Critics have disputed whether creative nonfiction (a.k.a. "literary nonfiction") -- encompassing, as it does, works of history, memoir and journalism -- is really a "genre." But Gutkind is its most vocal proponent. Aside from producing his own nonfiction works, Gutkind founded at the University of Pittsburgh the first master's program in creative nonfiction, and was among the first to teach creative nonfiction on a college campus. Along the way he's taken criticism for his partisanship, including a 1997 Vanity Fair knife-toss by James Wolcott, who mocked the genre's confessional pretensions, and whose taunting sobriquet "the godfather of creative nonfiction" Gutkind has assumed as a mantle.
But nonfiction works thrive on the sales lists, and one measure of esteem might be the names associated with 412, with which Gutkind hopes to stake Pittsburgh's claim as the genre's home turf. The festival's keynote speaker is John Edgar Wideman, a Pittsburgh native and author of lauded works including My Brother's Keeper, who'll also participate in a Nov. 13 panel discussion with his son, the writer Daniel Wideman, and his cousin Albert French, the Pittsburgh-based novelist and memoirist. Other 412 presenters include Carnegie Mellon professor Hilary Masters and columnist and TV/film writer Dennis Palumbo.

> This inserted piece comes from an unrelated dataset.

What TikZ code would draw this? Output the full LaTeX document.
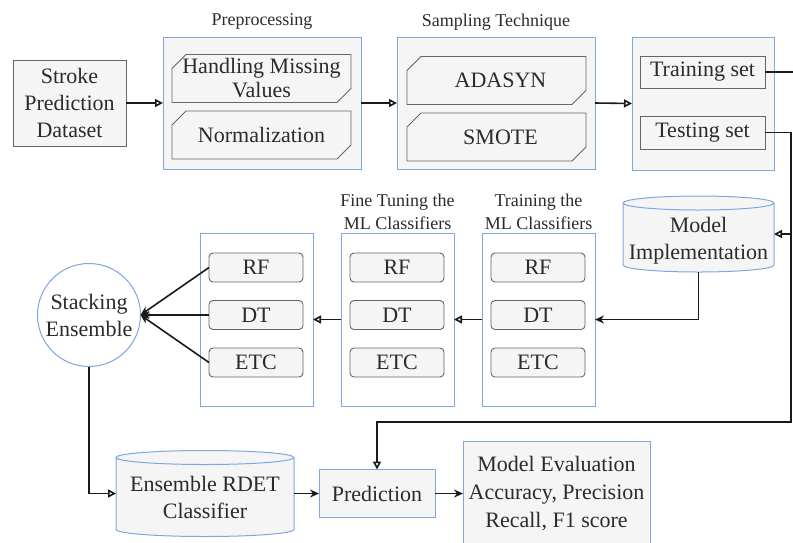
\documentclass[tikz,border=0pt]{standalone}
\usepackage{fontspec}
\setmainfont{Liberation Serif}
\newfontfamily\diagramfont{Liberation Serif}
\usetikzlibrary{arrows.meta,backgrounds}
\definecolor{blueline}{HTML}{7EA6E0}
\definecolor{boxfill}{HTML}{F5F5F5}
\definecolor{grayline}{HTML}{666666}
\definecolor{ink}{HTML}{1A1A1A}
\definecolor{txt}{HTML}{2B2B2B}

% cylinder outline behind a node: #1 node name, #2 half width, #3 half height of the end ellipses
\newcommand\drumoutline[3]{%
  \begin{scope}[on background layer]
    \filldraw[fill=boxfill,draw=blueline,line width=1pt]
      ([yshift=-#3]#1.north west) -- ([yshift=#3]#1.south west)
      arc[start angle=180,end angle=360,x radius=#2,y radius=#3]
      -- ([yshift=-#3]#1.north east)
      arc[start angle=0,end angle=180,x radius=#2,y radius=#3] -- cycle;
    \draw[blueline,line width=1pt] ([yshift=-#3]#1.north west)
      arc[start angle=180,end angle=360,x radius=#2,y radius=#3];
  \end{scope}}
% two-line label lowered inside a cylinder body, keeping its natural size
\newcommand\drumtext[3]{\raisebox{-#1}[\height][\depth]{\begin{tabular}{@{}c@{}}#2\\#3\end{tabular}}}

\begin{document}
\begin{tikzpicture}[x=1pt,y=-1pt,
  every node/.style={inner sep=0pt,outer sep=0pt,text=txt,align=center,
    font=\diagramfont\fontsize{22}{27}\selectfont},
  heading/.style={font=\diagramfont\fontsize{18}{23}\selectfont},
  group/.style={draw=blueline,line width=1pt,fill=boxfill},
  panel/.style={draw=blueline,line width=1pt,fill=white},
  item/.style={draw=grayline,line width=0.9pt,fill=boxfill},
  algo/.style={item,rounded corners=4pt,minimum width=94pt,minimum height=29pt},
  % card with the top-left and bottom-right corners cut off
  card/.style={minimum width=181pt,minimum height=50pt,
    path picture={\filldraw[fill=boxfill,draw=grayline,line width=0.9pt]
      ([xshift=1pt,yshift=-15pt]path picture bounding box.north west)
      -- ([xshift=15pt,yshift=-1pt]path picture bounding box.north west)
      -- ([xshift=-1pt,yshift=-1pt]path picture bounding box.north east)
      -- ([xshift=-1pt,yshift=15pt]path picture bounding box.south east)
      -- ([xshift=-15pt,yshift=1pt]path picture bounding box.south east)
      -- ([xshift=1pt,yshift=1pt]path picture bounding box.south west) -- cycle;}},
  link/.style={draw=ink,line width=1.6pt},
  openhead/.style={link,-{Triangle[open,length=8pt,width=8pt,line width=1.6pt]}},
  solidhead/.style={link,-{Stealth[length=9pt,width=8pt]}},
]
\useasboundingbox (0,0) rectangle (793,542);

% ---- top row: data preparation ----
\node[item,minimum width=113pt,minimum height=86pt] (data) at (69.5,103)
  {Stroke\\Prediction\\Dataset};

\node[group,minimum width=198pt,minimum height=132pt] (prep) at (262,103) {};
\node[heading] (prephead) at (262,21) {Preprocessing};
\node[card,font=\diagramfont\fontsize{22}{24}\selectfont] (missing) at (261.5,78.5) {Handling Missing\\Values};
\node[card] (norm) at (261.5,135) {Normalization};

\node[group,minimum width=198pt,minimum height=132pt] (samp) at (496,103) {};
\node[heading] (samphead) at (496,22) {Sampling Technique};
\node[card] (adasyn) at (496.5,80.5) {\hspace*{8pt}ADASYN};
\node[card] (smote) at (496.5,137) {\hspace*{8pt}SMOTE};

\node[group,minimum width=142pt,minimum height=133pt] (split) at (703,103.5) {};
\node[item,minimum width=125pt,minimum height=32pt] (trainset) at (702.5,72) {Training set};
\node[item,minimum width=125pt,minimum height=33pt] (testset) at (702.5,132.5) {Testing set};

% ---- middle row: classifiers ----
\node[minimum width=151pt,minimum height=76pt] (impl) at (698.5,234)
  {\drumtext{7pt}{Model}{Implementation}};
\drumoutline{impl}{75.5pt}{7pt}

\node[panel,minimum width=113pt,minimum height=173pt] (train) at (538.5,319.5) {};
\node[heading] (trainhead) at (538.5,211.5) {Training the\\ML Classifiers};
\node[algo] (trainrf) at (538,267.5) {RF};
\node[algo] (traindt) at (538,315) {DT};
\node[algo] (trainetc) at (538,362.5) {ETC};

\node[panel,minimum width=113pt,minimum height=173pt] (fine) at (397.5,319.5) {};
\node[heading] (finehead) at (397.5,211.5) {Fine Tuning the\\ML Classifiers};
\node[algo] (finerf) at (397,267.5) {RF};
\node[algo] (finedt) at (397,315) {DT};
\node[algo] (fineetc) at (397,362.5) {ETC};

\node[panel,minimum width=113pt,minimum height=173pt] (base) at (256.5,319.5) {};
\node[algo] (baserf) at (256,267.5) {RF};
\node[algo] (basedt) at (256,315) {DT};
\node[algo] (baseetc) at (256,362.5) {ETC};

\node[circle,draw=blueline,line width=1pt,fill=white,minimum size=103pt] (stack)
  at (89,315) {Stacking\\Ensemble};

% ---- bottom row: final model ----
\node[minimum width=178pt,minimum height=86pt] (ens) at (205,493.5)
  {\drumtext{6pt}{Ensemble RDET}{Classifier}};
\drumoutline{ens}{89pt}{7pt}

\node[group,minimum width=116pt,minimum height=48pt] (pred) at (377,493.5) {Prediction};
\node[group,minimum width=187pt,minimum height=105pt,font=\diagramfont\fontsize{22}{28}\selectfont] (eval)
  at (556.5,493.5) {Model Evaluation\\Accuracy, Precision\\Recall, F1 score};

% ---- connectors ----
\coordinate (edge) at (797,72);
\coordinate (turn) at (791,422);

\draw[openhead] (data.east) -- (prep.west);
\draw[openhead] (prep.east) -- (samp.west);
\draw[openhead] (samp.east) -- (split.west);
\draw[link] (trainset.east) -- (edge);
\draw[openhead] (testset.east) -| (turn) -| (pred.north);
\draw[openhead] (turn |- impl.east) -- (impl.east);
\draw[solidhead] (impl.south) |- (train.east);
\draw[openhead] (train.west) -- (fine.east);
\draw[openhead] (fine.west) -- (base.east);
\draw[solidhead] (baserf.west) -- (stack.east);
\draw[solidhead] (basedt.west) -- (stack.east);
\draw[solidhead] (baseetc.west) -- (stack.east);
\draw[openhead] (stack.south) |- (ens.west);
\draw[solidhead] (ens.east) -- (pred.west);
\draw[solidhead] (pred.east) -- (eval.west);
\end{tikzpicture}
\end{document}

Still, Gutkind's most concrete achievement might be Creative Nonfiction, the journal whose 10th anniversary he's marking with a "greatest hits" volume (in bookstores now) titled In Fact and featuring essays by 25 luminaries including Diane Ackerman, John McPhee, Richard Rodriguez and Wideman.
Ironically, partly because of the opportunity for wider distribution, In Fact is being published by WW Norton. But Creative Nonfiction's own success is notable: Funded primarily by grants, based in Shadyside, the thrice-yearly journal has grown to a circulation of more than 4,000.
Gutkind credits that achievement largely to his decision to craft an identity through specialization. "We were able to concentrate on one set of writers, and one genre, and build," he says.
Other local literary entrepreneurs, he hopes, will follow suit. "I think this is the perfect time for independent publishers to begin surfacing, especially in Pittsburgh," he says.
As a model for indie success, Gutkind cites Richard Nash of Brooklyn-based Soft Skull Press, who'll join him for a Nov. 14 panel called "Independent Publishers Who Won't Die." In 2001, Nash -- an experimental-theater director whose publishing experience was "a little, completely by accident" -- took over the debt-laden Soft Skull and in a few years turned it into a thriving enterprise that by this year had quadrupled its new titles, to 50.
Soft Skull was already distributing through Publishers Group West, the nation's largest distributor of indie book publishers; one-third of its sales are through Borders and Barnes & Noble. But Nash upped its fiction content, and got lucky once or twice, as in February, with a Today Show selection of Matthew Sharpe's Soft Skull novel The Sleeping Father, boosting sales from a likely couple thousand to more than 20,000 to date.
More important, Nash says, was cultivating a voice with which to address its targeted audience. "We publish for younger alternative people," he says. Titles such as a collection of Douglas Rees' acid-tipped "Get Your War On" comics, J.H. Hatfield's controversial George W. Bush bio Fortunate Son, and the writings of William Upski Wimsatt (author of Bomb of the Suburbs, co-editor of How to Get Stupid White Men Out of Office) mix politics and culture from a personal perspective. "People who buy the books are people who don't care about the genre so much as about the way [the author] relates their experience of the world," says Nash.
Still seeking its market, meanwhile, is The New Yinzer, a 3-year-old Pittsburgh literary group that's co-sponsoring the 412 fest. Sales of TNY's first collection of nonfiction, Pittsburgh Love Stories, published in February, proved "a little disappointing," says Jennifer Meccariello, TNY director.
One problem is that retailers such as Barnes & Noble, where TNY has applied for shelf space, don't know how to categorize something that mixes fiction, nonfiction and poetry. But the 412 kick-off party is also a book-release bash for the group's newest effort, Dirt, a fiction/nonfiction/poetry anthology featuring local writers. And in January TNY -- which began life as an online-only venture -- will resume a Web presence, publishing one new story a week at www.newyinzer.com.
Perhaps other fledgling enterprises can draw inspiration from Nash. The native of Ireland is a frequent Pittsburgh visitor -- his mother is from here originally, and he's "a huge Steelers fan" -- who once spoke with Gutkind about how to build a literary community. "I said, 'You need institutions to anchor people working in an art,'" says Nash. "It's having literary journals, publishers."